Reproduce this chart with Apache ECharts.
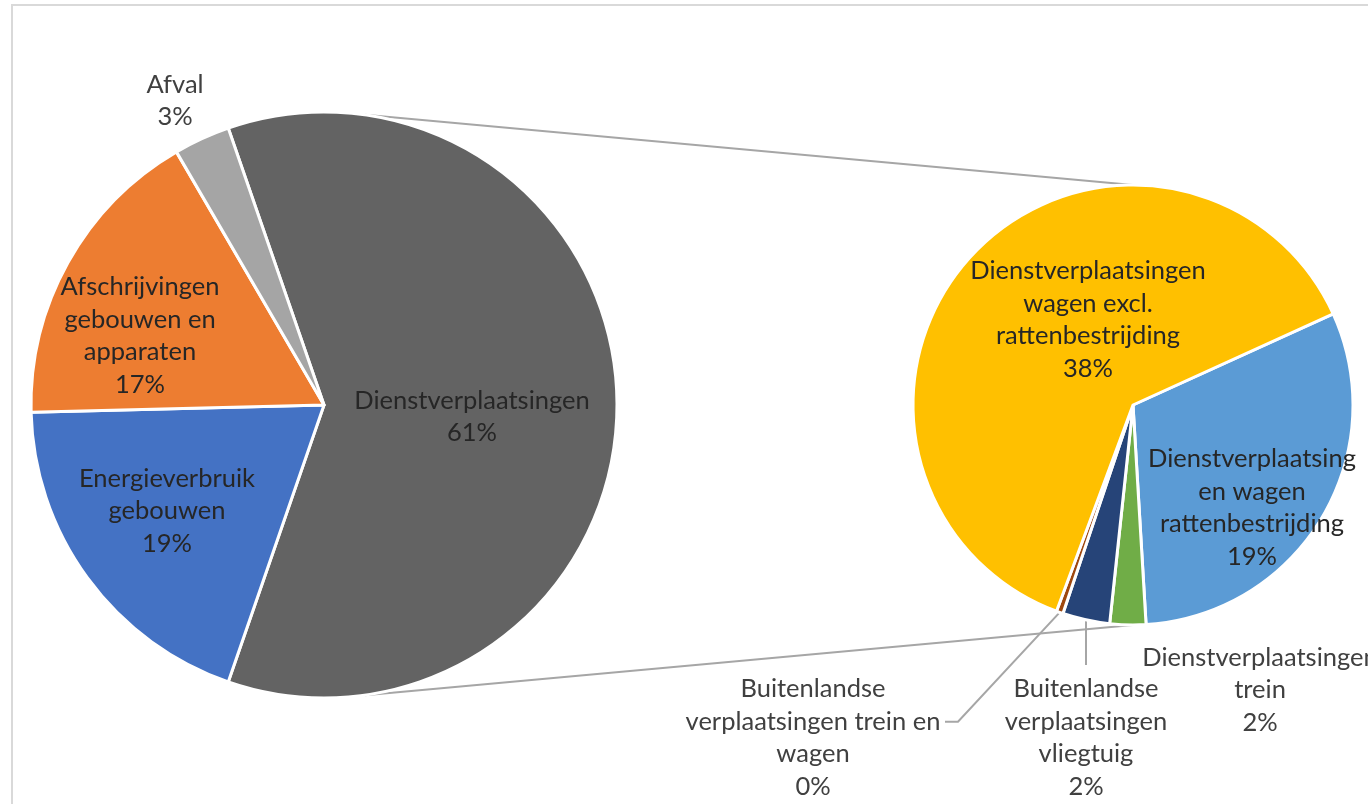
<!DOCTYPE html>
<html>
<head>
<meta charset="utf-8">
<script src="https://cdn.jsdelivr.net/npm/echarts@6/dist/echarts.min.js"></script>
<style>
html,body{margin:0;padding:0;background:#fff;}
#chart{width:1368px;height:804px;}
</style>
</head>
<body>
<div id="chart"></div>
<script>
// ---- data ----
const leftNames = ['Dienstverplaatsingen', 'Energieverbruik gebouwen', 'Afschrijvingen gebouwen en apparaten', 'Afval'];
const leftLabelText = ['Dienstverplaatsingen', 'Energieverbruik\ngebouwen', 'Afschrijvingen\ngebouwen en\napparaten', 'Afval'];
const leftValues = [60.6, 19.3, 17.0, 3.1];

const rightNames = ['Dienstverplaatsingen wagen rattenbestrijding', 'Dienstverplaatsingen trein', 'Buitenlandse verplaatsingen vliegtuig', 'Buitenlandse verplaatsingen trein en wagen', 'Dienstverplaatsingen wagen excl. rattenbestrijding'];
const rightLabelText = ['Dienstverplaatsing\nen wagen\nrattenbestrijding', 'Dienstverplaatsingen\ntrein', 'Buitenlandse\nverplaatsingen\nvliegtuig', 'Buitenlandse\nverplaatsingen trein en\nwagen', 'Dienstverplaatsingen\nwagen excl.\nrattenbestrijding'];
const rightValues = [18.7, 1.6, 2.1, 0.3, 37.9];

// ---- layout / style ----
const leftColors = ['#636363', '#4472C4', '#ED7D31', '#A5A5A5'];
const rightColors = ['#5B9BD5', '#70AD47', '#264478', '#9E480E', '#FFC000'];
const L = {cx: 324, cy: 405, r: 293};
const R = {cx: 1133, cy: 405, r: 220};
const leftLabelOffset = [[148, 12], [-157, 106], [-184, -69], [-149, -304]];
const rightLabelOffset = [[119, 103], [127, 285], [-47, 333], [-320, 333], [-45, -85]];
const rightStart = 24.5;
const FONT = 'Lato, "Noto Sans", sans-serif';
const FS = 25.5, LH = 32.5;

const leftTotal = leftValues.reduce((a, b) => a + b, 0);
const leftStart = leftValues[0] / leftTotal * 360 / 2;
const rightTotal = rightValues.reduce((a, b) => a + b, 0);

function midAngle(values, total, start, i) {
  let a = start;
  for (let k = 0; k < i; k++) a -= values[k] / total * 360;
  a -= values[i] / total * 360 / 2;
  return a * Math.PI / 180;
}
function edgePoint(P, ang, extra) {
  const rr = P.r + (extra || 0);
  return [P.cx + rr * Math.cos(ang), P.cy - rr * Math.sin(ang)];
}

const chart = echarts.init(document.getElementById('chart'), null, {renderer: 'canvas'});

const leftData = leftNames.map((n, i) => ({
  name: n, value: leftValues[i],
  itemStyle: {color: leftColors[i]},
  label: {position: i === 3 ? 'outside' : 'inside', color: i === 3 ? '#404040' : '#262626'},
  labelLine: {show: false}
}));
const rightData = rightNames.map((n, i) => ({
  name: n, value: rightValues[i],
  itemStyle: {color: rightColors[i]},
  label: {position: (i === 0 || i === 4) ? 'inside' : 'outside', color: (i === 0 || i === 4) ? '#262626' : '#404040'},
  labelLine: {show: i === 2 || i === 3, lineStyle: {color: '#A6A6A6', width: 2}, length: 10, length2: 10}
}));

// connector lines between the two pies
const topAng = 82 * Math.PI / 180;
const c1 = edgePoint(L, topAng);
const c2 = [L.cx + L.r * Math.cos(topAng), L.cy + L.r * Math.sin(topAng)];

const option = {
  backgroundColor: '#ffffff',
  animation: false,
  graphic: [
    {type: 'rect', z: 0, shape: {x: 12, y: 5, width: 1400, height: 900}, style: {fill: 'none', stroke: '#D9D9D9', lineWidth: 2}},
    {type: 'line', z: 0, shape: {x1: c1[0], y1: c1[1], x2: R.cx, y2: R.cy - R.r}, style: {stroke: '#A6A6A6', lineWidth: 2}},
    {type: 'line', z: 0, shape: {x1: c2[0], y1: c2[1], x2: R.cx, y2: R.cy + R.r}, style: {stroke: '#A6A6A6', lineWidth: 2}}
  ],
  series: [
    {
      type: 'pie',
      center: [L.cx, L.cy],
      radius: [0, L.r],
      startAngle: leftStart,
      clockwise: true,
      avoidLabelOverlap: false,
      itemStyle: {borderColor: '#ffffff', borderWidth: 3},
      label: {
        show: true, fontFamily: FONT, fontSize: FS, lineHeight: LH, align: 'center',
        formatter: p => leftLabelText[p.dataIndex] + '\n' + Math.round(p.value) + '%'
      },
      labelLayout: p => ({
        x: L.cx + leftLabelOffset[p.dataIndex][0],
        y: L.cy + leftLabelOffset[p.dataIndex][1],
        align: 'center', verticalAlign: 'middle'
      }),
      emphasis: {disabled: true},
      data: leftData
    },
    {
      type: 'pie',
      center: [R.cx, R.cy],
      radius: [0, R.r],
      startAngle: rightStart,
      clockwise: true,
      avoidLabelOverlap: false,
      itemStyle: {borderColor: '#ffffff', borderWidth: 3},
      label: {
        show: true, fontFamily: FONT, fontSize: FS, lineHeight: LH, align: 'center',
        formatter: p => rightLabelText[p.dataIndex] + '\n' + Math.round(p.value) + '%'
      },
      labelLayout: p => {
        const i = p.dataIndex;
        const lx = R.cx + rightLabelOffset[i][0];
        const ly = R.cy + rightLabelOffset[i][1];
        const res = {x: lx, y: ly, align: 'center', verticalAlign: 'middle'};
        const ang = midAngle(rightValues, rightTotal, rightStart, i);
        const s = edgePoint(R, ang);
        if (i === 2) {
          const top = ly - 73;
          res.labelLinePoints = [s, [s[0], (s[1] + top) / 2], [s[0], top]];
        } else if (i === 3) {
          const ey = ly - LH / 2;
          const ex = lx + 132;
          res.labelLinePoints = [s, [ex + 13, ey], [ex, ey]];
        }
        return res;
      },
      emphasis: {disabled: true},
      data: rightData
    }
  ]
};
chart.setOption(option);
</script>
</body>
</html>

——

(JOB) Extract the full listing above verbatim; pictures are to be left out of the copy.

(PROBLEM SOLUTION)
Reproduce this chart with Apache ECharts.
<!DOCTYPE html>
<html>
<head>
<meta charset="utf-8">
<script src="https://cdn.jsdelivr.net/npm/echarts@6/dist/echarts.min.js"></script>
<style>
html,body{margin:0;padding:0;background:#fff;}
#chart{width:1368px;height:804px;}
</style>
</head>
<body>
<div id="chart"></div>
<script>
// ---- data ----
const leftNames = ['Dienstverplaatsingen', 'Energieverbruik gebouwen', 'Afschrijvingen gebouwen en apparaten', 'Afval'];
const leftLabelText = ['Dienstverplaatsingen', 'Energieverbruik\ngebouwen', 'Afschrijvingen\ngebouwen en\napparaten', 'Afval'];
const leftValues = [60.6, 19.3, 17.0, 3.1];

const rightNames = ['Dienstverplaatsingen wagen rattenbestrijding', 'Dienstverplaatsingen trein', 'Buitenlandse verplaatsingen vliegtuig', 'Buitenlandse verplaatsingen trein en wagen', 'Dienstverplaatsingen wagen excl. rattenbestrijding'];
const rightLabelText = ['Dienstverplaatsing\nen wagen\nrattenbestrijding', 'Dienstverplaatsingen\ntrein', 'Buitenlandse\nverplaatsingen\nvliegtuig', 'Buitenlandse\nverplaatsingen trein en\nwagen', 'Dienstverplaatsingen\nwagen excl.\nrattenbestrijding'];
const rightValues = [18.7, 1.6, 2.1, 0.3, 37.9];

// ---- layout / style ----
const leftColors = ['#636363', '#4472C4', '#ED7D31', '#A5A5A5'];
const rightColors = ['#5B9BD5', '#70AD47', '#264478', '#9E480E', '#FFC000'];
const L = {cx: 324, cy: 405, r: 293};
const R = {cx: 1133, cy: 405, r: 220};
const leftLabelOffset = [[148, 12], [-157, 106], [-184, -69], [-149, -304]];
const rightLabelOffset = [[119, 103], [127, 285], [-47, 333], [-320, 333], [-45, -85]];
const rightStart = 24.5;
const FONT = 'Lato, "Noto Sans", sans-serif';
const FS = 25.5, LH = 32.5;

const leftTotal = leftValues.reduce((a, b) => a + b, 0);
const leftStart = leftValues[0] / leftTotal * 360 / 2;
const rightTotal = rightValues.reduce((a, b) => a + b, 0);

function midAngle(values, total, start, i) {
  let a = start;
  for (let k = 0; k < i; k++) a -= values[k] / total * 360;
  a -= values[i] / total * 360 / 2;
  return a * Math.PI / 180;
}
function edgePoint(P, ang, extra) {
  const rr = P.r + (extra || 0);
  return [P.cx + rr * Math.cos(ang), P.cy - rr * Math.sin(ang)];
}

const chart = echarts.init(document.getElementById('chart'), null, {renderer: 'canvas'});

const leftData = leftNames.map((n, i) => ({
  name: n, value: leftValues[i],
  itemStyle: {color: leftColors[i]},
  label: {position: i === 3 ? 'outside' : 'inside', color: i === 3 ? '#404040' : '#262626'},
  labelLine: {show: false}
}));
const rightData = rightNames.map((n, i) => ({
  name: n, value: rightValues[i],
  itemStyle: {color: rightColors[i]},
  label: {position: (i === 0 || i === 4) ? 'inside' : 'outside', color: (i === 0 || i === 4) ? '#262626' : '#404040'},
  labelLine: {show: i === 2 || i === 3, lineStyle: {color: '#A6A6A6', width: 2}, length: 10, length2: 10}
}));

// connector lines between the two pies
const topAng = 82 * Math.PI / 180;
const c1 = edgePoint(L, topAng);
const c2 = [L.cx + L.r * Math.cos(topAng), L.cy + L.r * Math.sin(topAng)];

const option = {
  backgroundColor: '#ffffff',
  animation: false,
  graphic: [
    {type: 'rect', z: 0, shape: {x: 12, y: 5, width: 1400, height: 900}, style: {fill: 'none', stroke: '#D9D9D9', lineWidth: 2}},
    {type: 'line', z: 0, shape: {x1: c1[0], y1: c1[1], x2: R.cx, y2: R.cy - R.r}, style: {stroke: '#A6A6A6', lineWidth: 2}},
    {type: 'line', z: 0, shape: {x1: c2[0], y1: c2[1], x2: R.cx, y2: R.cy + R.r}, style: {stroke: '#A6A6A6', lineWidth: 2}}
  ],
  series: [
    {
      type: 'pie',
      center: [L.cx, L.cy],
      radius: [0, L.r],
      startAngle: leftStart,
      clockwise: true,
      avoidLabelOverlap: false,
      itemStyle: {borderColor: '#ffffff', borderWidth: 3},
      label: {
        show: true, fontFamily: FONT, fontSize: FS, lineHeight: LH, align: 'center',
        formatter: p => leftLabelText[p.dataIndex] + '\n' + Math.round(p.value) + '%'
      },
      labelLayout: p => ({
        x: L.cx + leftLabelOffset[p.dataIndex][0],
        y: L.cy + leftLabelOffset[p.dataIndex][1],
        align: 'center', verticalAlign: 'middle'
      }),
      emphasis: {disabled: true},
      data: leftData
    },
    {
      type: 'pie',
      center: [R.cx, R.cy],
      radius: [0, R.r],
      startAngle: rightStart,
      clockwise: true,
      avoidLabelOverlap: false,
      itemStyle: {borderColor: '#ffffff', borderWidth: 3},
      label: {
        show: true, fontFamily: FONT, fontSize: FS, lineHeight: LH, align: 'center',
        formatter: p => rightLabelText[p.dataIndex] + '\n' + Math.round(p.value) + '%'
      },
      labelLayout: p => {
        const i = p.dataIndex;
        const lx = R.cx + rightLabelOffset[i][0];
        const ly = R.cy + rightLabelOffset[i][1];
        const res = {x: lx, y: ly, align: 'center', verticalAlign: 'middle'};
        const ang = midAngle(rightValues, rightTotal, rightStart, i);
        const s = edgePoint(R, ang);
        if (i === 2) {
          const top = ly - 73;
          res.labelLinePoints = [s, [s[0], (s[1] + top) / 2], [s[0], top]];
        } else if (i === 3) {
          const ey = ly - LH / 2;
          const ex = lx + 132;
          res.labelLinePoints = [s, [ex + 13, ey], [ex, ey]];
        }
        return res;
      },
      emphasis: {disabled: true},
      data: rightData
    }
  ]
};
chart.setOption(option);
</script>
</body>
</html>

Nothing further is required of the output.